Tuesday, September 10, 2013

Being put up with

Why is it that women are always credited with "putting up" with their husbands? What's so damn great about that?

Here's a metaphor... Imagine you are going for a very long car ride where you have the radio playing the entire time. Now imagine your wife is sitting in the passenger seat "PUTTING UP" with the music. Wouldn't you rather she "SING ALONG" with the music. Her "putting up" with it implies she is (at least) indifferent to it… and very likely dislikes it… but endures it in order to achieve some other benefit

This "other benefit" might be something like "being taken for a car ride". She "puts up" with the music in order to be driven around. But at any point in this process, the driver sheepishly admits he doesn't understand why she puts up with his music, as if being "put up with" represents proof of love, when in fact, being "put up with" is really the location of alienation…. where the music represents the medium of exchange through which one thing is traded for another. In essence… she puts up with him for the ride. But why does he put up with that?

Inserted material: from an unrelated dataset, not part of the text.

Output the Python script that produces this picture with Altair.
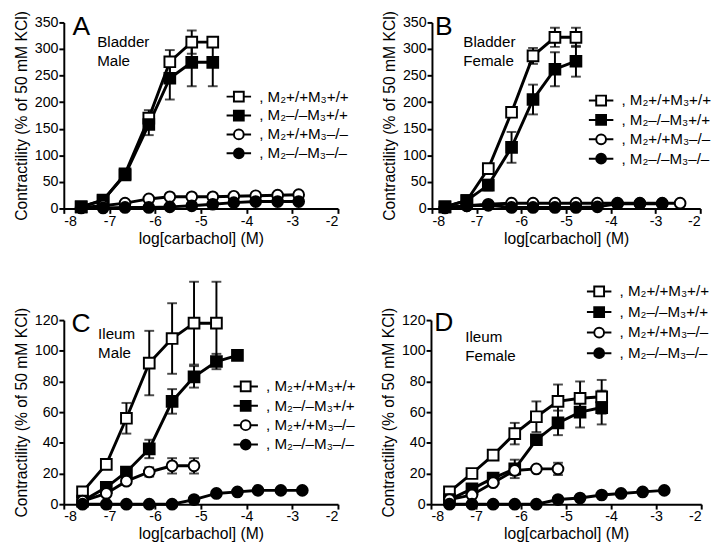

A question the driver might ask is… "Why am I driving around with someone who doesn't value what I value?" Another question the driver might ask (but never does) is… "Why doesn't she ever thank me… for putting up with her putting up with me?" After all, being "put up with" can be kind-of insulting. Imagine you prepare a meal for someone, hoping to give them something delicious… but as they eat  they tell you… "I can put up with this, but only to derive nourishment, because I don't like the way it tastes".

When I was a child, I would want my mother's attention when I performed some activity. I would say, "Mom, watch me"… and she would say, "I see you". But she never actually looked at me very often. Her attention was elsewhere. She "PUT UP" with my constant badgering, and in so doing I eventually came to understand that my activity was not really of interest to her. Yet my urge remained to be actively seen and desired. As a consequence, I continued to insist that my mother look at me, but at some level I felt guilty that I was so needy. When you feel guilty for being who you are, and when you begin to doubt the meaning of what you're doing…. and when you place your sense of self in the hands of those who simply "put up with you"… and when you desire the love of this parental judge… then being "put up with" becomes equivalent to being loved.

And let's presume we carry this archetypical pattern throughout our lives, in which case we feel pointless as individuals, but loved by those who "put up" with us (i.e., don't care)… and this indifferent lover derives something from us unconnected to what we care about… and we love them for not particularly caring, because we feel rather pointless.